Battery life cycle test

Thread Starter

powergui

Joined Nov 13, 2017
13
Hi everyone,
Just wondering is there any accelerated ways to test battery life cycle? Suppose that I need to test a battery with 500 rechargeable cycles, each discharge-recharge cycle need a few hours, then I would need a year to test its life cycle, even with automated battery tester.
I would like to shorten the testing time, but still be able to assess the battery's quality in terms of life cycle.
Any idea is appreciated. Thanks in advance.
 

GopherT

Joined Nov 23, 2012
8,009
Hi everyone,
Just wondering is there any accelerated ways to test battery life cycle? Suppose that I need to test a battery with 500 rechargeable cycles, each discharge-recharge cycle need a few hours, then I would need a year to test its life cycle, even with automated battery tester.
I would like to shorten the testing time, but still be able to assess the battery's quality in terms of life cycle.
Any idea is appreciated. Thanks in advance.
Very generally, every 10°C higher temp for the testing cycle, you can cut the number of testing cycles in half. That assumes you know the temp profile of the entire battery very accurately.
 

Thread Starter

powergui

Joined Nov 13, 2017
13
Thanks for your answer. But what temp profile are you inferring? Usually I only see capacity vs cycle number at 25 degree C in battery's specs.
 

GopherT

Joined Nov 23, 2012
8,009
Thanks for your answer. But what temp profile are you inferring? Usually I only see capacity vs cycle number at 25 degree C in battery's specs.
Yes, assuming the battery doesn't see significant self-heating during charge or discharge.
If the spec sheet of the battery doesn't measure battery temp but only ambient temp, then the battery may be running at 40°C during that testing cycle. Using a +10°C cycle would require the battery run at 50°C in a 35°C ambient environment.

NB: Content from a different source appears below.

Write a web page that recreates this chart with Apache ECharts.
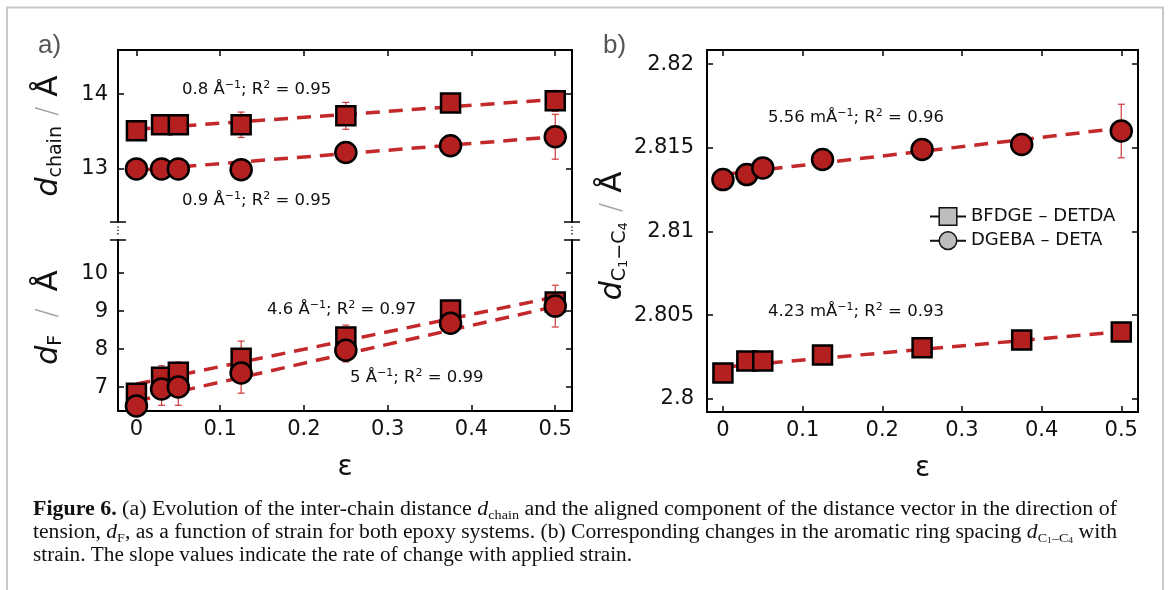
<!DOCTYPE html>
<html><head><meta charset="utf-8">
<script src="https://cdn.jsdelivr.net/npm/echarts@6/dist/echarts.min.js"></script>
<style>html,body{margin:0;padding:0;background:#fff;}#c{width:1170px;height:590px;}</style>
</head><body><div id="c"></div>
<script>
// ---------- data ----------
const strain = [0, 0.03, 0.05, 0.125, 0.25, 0.375, 0.5];
const xTicks = [0, 0.1, 0.2, 0.3, 0.4, 0.5];
const chainTicks = [13, 14];
const dfTicks = [7, 8, 9, 10];
const ccTicks = [2.8, 2.805, 2.81, 2.815, 2.82];

const chainBFDGE    = [13.51, 13.59, 13.59, 13.59, 13.71, 13.88, 13.91];
const chainBFDGEErr = [0.04, 0.04, 0.04, 0.17, 0.18, 0.05, 0.14];
const chainDGEBA    = [13.0, 13.0, 13.0, 12.99, 13.22, 13.31, 13.43];
const chainDGEBAErr = [0.04, 0.04, 0.04, 0.05, 0.08, 0.05, 0.30];

const dfBFDGE    = [6.84, 7.26, 7.39, 7.76, 8.32, 9.03, 9.24];
const dfBFDGEErr = [0.2, 0.3, 0.27, 0.45, 0.31, 0.15, 0.2];
const dfDGEBA    = [6.5, 6.95, 7.0, 7.37, 7.97, 8.68, 9.13];
const dfDGEBAErr = [0.2, 0.43, 0.48, 0.53, 0.31, 0.15, 0.55];

const ccBFDGE    = [2.80155, 2.80227, 2.80227, 2.80263, 2.80305, 2.80352, 2.8040];
const ccBFDGEErr = [0.0002, 0.0003, 0.0002, 0.0002, 0.0002, 0.0002, 0.0002];
const ccDGEBA    = [2.8131, 2.8134, 2.8138, 2.8143, 2.8149, 2.8152, 2.8160];
const ccDGEBAErr = [0.0002, 0.0002, 0.0002, 0.0002, 0.0002, 0.0002, 0.0016];

const fitChainBFDGE = [[0, 13.53], [0.5, 13.93]];
const fitChainDGEBA = [[0, 12.98], [0.5, 13.43]];
const fitDfBFDGE    = [[0, 7.08], [0.5, 9.37]];
const fitDfDGEBA    = [[0, 6.63], [0.5, 9.12]];
const fitCcBFDGE    = [[0, 2.8019], [0.5, 2.80402]];
const fitCcDGEBA    = [[0, 2.8134], [0.5, 2.81618]];

const seriesNames = ['BFDGE – DETDA', 'DGEBA – DETA'];
const slopeTexts = {
  chainBF: ['0.8 Å', '0.95'], chainDG: ['0.9 Å', '0.95'],
  dfBF: ['4.6 Å', '0.97'], dfDG: ['5 Å', '0.99'],
  ccDG: ['5.56 mÅ', '0.96'], ccBF: ['4.23 mÅ', '0.93']
};

// ---------- styles ----------
const FILL = '#b3201f', LINE = '#c3282a', ERR = '#cc3a3a';
const FONT = 'DejaVu Sans';
const G = [
  {left: 118, top: 50, width: 454, height: 172},
  {left: 118, top: 240, width: 454, height: 171},
  {left: 707, top: 50, width: 431, height: 362}
];
const XR = {a: [-0.022, 0.52], b: [-0.02, 0.521]};
const YR = {chain: [12.29, 14.59], df: [6.37, 10.87], cc: [2.79922, 2.82084]};

const pairs = (xs, ys) => xs.map((x, i) => [x, ys[i]]);
const triples = (xs, ys, es) => xs.map((x, i) => [x, ys[i], es[i]]);

function xAxis(grid, pos, labels, range, name) {
  return {
    type: 'value', gridIndex: grid, position: pos, min: range[0], max: range[1],
    axisLine: {show: true, onZero: false, lineStyle: {color: '#000', width: 2}},
    axisTick: {show: true, inside: true, length: 6, lineStyle: {color: '#000', width: 1.5}, customValues: xTicks},
    axisLabel: {show: labels, customValues: xTicks, margin: 8, fontSize: 21, fontFamily: FONT, color: '#111'},
    splitLine: {show: false},
    name: name || '', nameLocation: 'middle', nameGap: 43,
    nameTextStyle: {fontSize: 28, fontFamily: FONT, color: '#111'}
  };
}
const nameRich = {
  d: {fontSize: 30, fontStyle: 'italic', fontFamily: FONT, color: '#111', lineHeight: 34},
  sub: {fontSize: 19, fontFamily: FONT, color: '#111', verticalAlign: 'bottom', lineHeight: 22},
  ss: {fontSize: 13, fontFamily: FONT, color: '#111', verticalAlign: 'bottom', lineHeight: 12},
  sl: {fontSize: 28, fontFamily: FONT, color: '#a0a0a0', fontWeight: 'lighter', lineHeight: 34},
  A: {fontSize: 31, fontFamily: FONT, color: '#111', lineHeight: 34},
  sp: {width: 10, fontSize: 10},
  spw: {width: 17, fontSize: 10},
  pad: {width: 16, fontSize: 10},
  pad2: {width: 10, fontSize: 10}
};
function yAxis(grid, pos, labels, range, ticks, name, gap, margin) {
  return {
    type: 'value', gridIndex: grid, position: pos, min: range[0], max: range[1],
    axisLine: {show: true, onZero: false, lineStyle: {color: '#000', width: 2}},
    axisTick: {show: true, inside: true, length: 6, lineStyle: {color: '#000', width: 1.5}, customValues: ticks},
    axisLabel: {show: labels, customValues: ticks, margin: margin || 10, fontSize: 21, fontFamily: FONT, color: '#111'},
    splitLine: {show: false},
    name: name || '', nameLocation: 'middle', nameRotate: 90, nameGap: gap || 50,
    nameTextStyle: {rich: nameRich, fontFamily: FONT, color: '#111'}
  };
}

function markerSeries(name, symbol, size, xi, yi, data) {
  return {
    type: 'line', name, xAxisIndex: xi, yAxisIndex: yi, data,
    symbol, symbolSize: size, showSymbol: true, silent: true,
    lineStyle: {opacity: 0, width: 0},
    itemStyle: {color: FILL, borderColor: '#000', borderWidth: 2.5, opacity: 1},
    emphasis: {disabled: true}, z: 5, animation: false
  };
}
function fitSeries(xi, yi, data) {
  return {
    type: 'line', xAxisIndex: xi, yAxisIndex: yi, data, symbol: 'none', silent: true,
    lineStyle: {color: LINE, width: 3.5, type: [14, 9]}, z: 2, animation: false
  };
}
function renderErr(params, api) {
  const x = api.value(0), y = api.value(1), e = api.value(2);
  const p1 = api.coord([x, y + e]), p2 = api.coord([x, y - e]);
  const w = 3.5, st = {stroke: ERR, lineWidth: 1.2};
  return {type: 'group', children: [
    {type: 'line', shape: {x1: p1[0], y1: p1[1], x2: p2[0], y2: p2[1]}, style: st},
    {type: 'line', shape: {x1: p1[0] - w, y1: p1[1], x2: p1[0] + w, y2: p1[1]}, style: st},
    {type: 'line', shape: {x1: p2[0] - w, y1: p2[1], x2: p2[0] + w, y2: p2[1]}, style: st}
  ]};
}
function errSeries(xi, yi, data) {
  return {type: 'custom', xAxisIndex: xi, yAxisIndex: yi, data, renderItem: renderErr,
    encode: {x: 0, y: 1}, clip: false, silent: true, z: 3, animation: false};
}

// ---------- annotation text ----------
const annRich = {
  sup: {fontSize: 11, fontFamily: FONT, fill: '#111', verticalAlign: 'top', lineHeight: 11}
};
function ann(x, y, t) {
  return {type: 'text', x, y, silent: true, style: {
    text: t[0] + '{sup|−1}; R{sup|2} = ' + t[1], rich: annRich,
    fontSize: 16.5, fontFamily: FONT, fill: '#111', lineHeight: 20,
    align: 'left', verticalAlign: 'middle', textAlign: 'left', textVerticalAlign: 'middle'
  }};
}

// ---------- caption ----------
const SERIF = 'Liberation Serif';
const CAP_FS = 20;
const capRich = {
  b: {fontWeight: 'bold', fontSize: CAP_FS, fontFamily: SERIF, fill: '#111', lineHeight: 24},
  i: {fontStyle: 'italic', fontSize: CAP_FS, fontFamily: SERIF, fill: '#111', lineHeight: 24},
  sub: {fontSize: 13, fontFamily: SERIF, fill: '#111', verticalAlign: 'bottom', lineHeight: 16},
  ss: {fontSize: 9, fontFamily: SERIF, fill: '#111', verticalAlign: 'bottom', lineHeight: 9}
};
const capLines = [
  [['b', 'Figure 6.'], ['', ' (a) Evolution of the inter-chain distance '], ['i', 'd'], ['sub', 'chain'], ['', ' and the aligned component of the distance vector in the direction of']],
  [['', 'tension, '], ['i', 'd'], ['sub', 'F'], ['', ', as a function of strain for both epoxy systems. (b) Corresponding changes in the aromatic ring spacing '], ['i', 'd'], ['sub', 'C'], ['ss', '1'], ['sub', '–C'], ['ss', '4'], ['', ' with']],
  [['', 'strain. The slope values indicate the rate of change with applied strain.']]
];
const capWidths = [1084, 1084, 599];
const capY = [510, 533, 556];
function measureLine(line) {
  const ctx = document.createElement('canvas').getContext('2d');
  let w = 0;
  line.forEach(([s, t]) => {
    let f = CAP_FS + 'px "' + SERIF + '"';
    if (s === 'b') f = 'bold ' + f;
    if (s === 'i') f = 'italic ' + f;
    if (s === 'sub') f = '13px "' + SERIF + '"';
    if (s === 'ss') f = '9px "' + SERIF + '"';
    ctx.font = f; w += ctx.measureText(t).width;
  });
  return w;
}
const captionEls = capLines.map((line, k) => ({
  type: 'text', x: 33, y: capY[k], scaleX: capWidths[k] / measureLine(line), silent: true,
  style: {
    text: line.map(([s, t]) => s ? '{' + s + '|' + t + '}' : t).join(''),
    rich: capRich, fontSize: CAP_FS, fontFamily: SERIF, fill: '#111', lineHeight: 24,
    align: 'left', verticalAlign: 'middle', textAlign: 'left', textVerticalAlign: 'middle'
  }
}));

// break marks
function breakMarks(X) {
  const st = {stroke: '#000', lineWidth: 1.5};
  return [
    {type: 'line', silent: true, shape: {x1: X - 8, y1: 222, x2: X + 8, y2: 222}, style: st},
    {type: 'line', silent: true, shape: {x1: X - 8, y1: 240, x2: X + 8, y2: 240}, style: st},
    {type: 'line', silent: true, shape: {x1: X, y1: 226.5, x2: X, y2: 236}, style: {stroke: '#000', lineWidth: 1.3, lineDash: [1.3, 2]}}
  ];
}

const option = {
  animation: false,
  backgroundColor: '#fff',
  grid: G.map(g => Object.assign({outerBoundsMode: 'none', containLabel: false}, g)),
  xAxis: [
    xAxis(0, 'top', false, XR.a),
    xAxis(1, 'bottom', true, XR.a, 'ε'),
    xAxis(2, 'bottom', true, XR.b, 'ε'),
    xAxis(2, 'top', false, XR.b)
  ],
  yAxis: [
    yAxis(0, 'left', true, YR.chain, chainTicks, '{d|d}{sub|chain}{sp| }{sl|/}{sp| }{A|Å}', 52, 10),
    yAxis(0, 'right', false, YR.chain, chainTicks),
    yAxis(1, 'left', true, YR.df, dfTicks, '{pad| }{d|d}{sub|F}{spw| }{sl|/}{spw| }{A|Å}', 52, 10),
    yAxis(1, 'right', false, YR.df, dfTicks),
    yAxis(2, 'left', true, YR.cc, ccTicks, '{d|d}{sub|C}{ss|1}{sub|−C}{ss|4}{sp| }{sl|/}{sp| }{A|Å}{pad2| }', 75, 13),
    yAxis(2, 'right', false, YR.cc, ccTicks)
  ],
  legend: {
    left: 929, top: 207, orient: 'vertical', itemGap: 5, itemWidth: 36, itemHeight: 22, padding: 0,
    selectedMode: false,
    textStyle: {fontSize: 18, fontFamily: FONT, color: '#111'},
    data: [
      {name: seriesNames[0], itemStyle: {color: '#bdbdbd', borderColor: '#111', borderWidth: 1.5}, lineStyle: {color: '#111', width: 2, opacity: 1}},
      {name: seriesNames[1], itemStyle: {color: '#bdbdbd', borderColor: '#111', borderWidth: 1.5}, lineStyle: {color: '#111', width: 2, opacity: 1}}
    ]
  },
  series: [
    fitSeries(0, 0, fitChainBFDGE), fitSeries(0, 0, fitChainDGEBA),
    errSeries(0, 0, triples(strain, chainBFDGE, chainBFDGEErr)),
    errSeries(0, 0, triples(strain, chainDGEBA, chainDGEBAErr)),
    markerSeries(seriesNames[0], 'rect', 19, 0, 0, pairs(strain, chainBFDGE)),
    markerSeries(seriesNames[1], 'circle', 21, 0, 0, pairs(strain, chainDGEBA)),

    fitSeries(1, 2, fitDfBFDGE), fitSeries(1, 2, fitDfDGEBA),
    errSeries(1, 2, triples(strain, dfBFDGE, dfBFDGEErr)),
    errSeries(1, 2, triples(strain, dfDGEBA, dfDGEBAErr)),
    markerSeries(seriesNames[0], 'rect', 19, 1, 2, pairs(strain, dfBFDGE)),
    markerSeries(seriesNames[1], 'circle', 21, 1, 2, pairs(strain, dfDGEBA)),

    fitSeries(2, 4, fitCcBFDGE), fitSeries(2, 4, fitCcDGEBA),
    errSeries(2, 4, triples(strain, ccBFDGE, ccBFDGEErr)),
    errSeries(2, 4, triples(strain, ccDGEBA, ccDGEBAErr)),
    markerSeries(seriesNames[0], 'rect', 19, 2, 4, pairs(strain, ccBFDGE)),
    markerSeries(seriesNames[1], 'circle', 21, 2, 4, pairs(strain, ccDGEBA))
  ],
  graphic: [
    {type: 'polyline', silent: true, shape: {points: [[7, 590], [7, 7.5], [1163, 7.5], [1163, 590]]}, style: {stroke: '#c8c8c8', lineWidth: 2, fill: null}},
    ...breakMarks(118), ...breakMarks(572),
    {type: 'text', x: 38, y: 46, silent: true, style: {text: 'a)', fontSize: 26, fontFamily: 'Liberation Sans', fill: '#555', align: 'left', verticalAlign: 'middle', textAlign: 'left', textVerticalAlign: 'middle'}},
    {type: 'text', x: 603, y: 46, silent: true, style: {text: 'b)', fontSize: 26, fontFamily: 'Liberation Sans', fill: '#555', align: 'left', verticalAlign: 'middle', textAlign: 'left', textVerticalAlign: 'middle'}},
    ann(182, 90, slopeTexts.chainBF), ann(182, 201, slopeTexts.chainDG),
    ann(267, 310, slopeTexts.dfBF), ann(350, 378, slopeTexts.dfDG),
    ann(768, 118, slopeTexts.ccDG), ann(768, 312, slopeTexts.ccBF),
    ...captionEls
  ]
};
const chart = echarts.init(document.getElementById('c'), null, {renderer: 'canvas'});
chart.setOption(option);
</script></body></html>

If you are only trying to run 2x (+10°C) your battery might run naturally at 10°C higher. But, at higher temps, things don't follow rules so well for some reason and errors are propagated from ideal.
 

Janis59

Joined Aug 21, 2017
1,849
RE: Powergui
Sorry for leading You off Your theme, but do You are working in the battery industry??
Probably You may give me a recommendations for choosing the battery (accu) what is capable to survive a 30 years life-span if correctly and regularly recharged?? Simply it is intended to be eaten off by large animal and must serve there inside animal as much as animal lives, there is no way how to get it out and shift to the new-one.
Best known by me is ca 5 years - absolutely too short.
Supercaps - no any knowledge on life expectancy and degrading, and big doubt even up to first 5 years.
LiFePo- okay about 60 000 recharge cycles expectancy, but 5...7 years are somewhat near the outer boarder.
Japanese last year patented `ultra-life` silver base accu - still is not in the production and they obeyed only for 10 years.
 

GopherT

Joined Nov 23, 2012
8,009
There are primary cells that will run a smoke alarm for 10 years.
How is this battery going be recharged inside the animal?
Wireless charging, of course.
1) The real question is, how do you get the animal to stand next to the charging station for a few hours.
2) how do you get an animal to swallow a 12 kg AGM battery.
 

Janis59

Joined Aug 21, 2017
1,849
Battery is something rather 0,1 A*h or slightly bigger, thus we speak about miligrams not a kilograms. And swallowing is veterinary thing what is long ago solved. And animal has a habit to stay at least a half day or longer at the same place. And there is only one problem, why the boluss will not excreted out, even this problem is solved long ago - it must be heavy enough.
Thus, the problem is to name the material or in best case the producer which can warranty the longevity.
There I looked some datasheets form AGM v.s. gel batteries - max max 5 years and 1000 discharge cycles. Any Lithium-Ferrum-Phosphorus so much used in veghicle industry gives 60 000 cycles and the same 5...7 years, and this is sure not enough.
 

chv_sck

Joined Feb 4, 2017
10
Doing accelerated testing requires you to do something that stresses the battery, but doesn't change the type of failure -- just makes it happen faster. For semiconductors, higher temperatures work quite predictably -- there's a formula for how much a temperature increase affects mean time to failure(which ius what you're testing).

So, you need to know what will do that for batteries. Battery manufacurers can probably tell you how to do it -- they probably have done this type of testing, but they might not share the results with you.

The other thing that you can do is test several batteries at a time -- in the same stress conditions. This is called reliability prediction. You test to see how many failures you get over time. Since you have multiple units, you can often get a good idea of failure rate a lot quicker. It's a statisitcal approach. If you google reliability prediction, you can probably find some good info.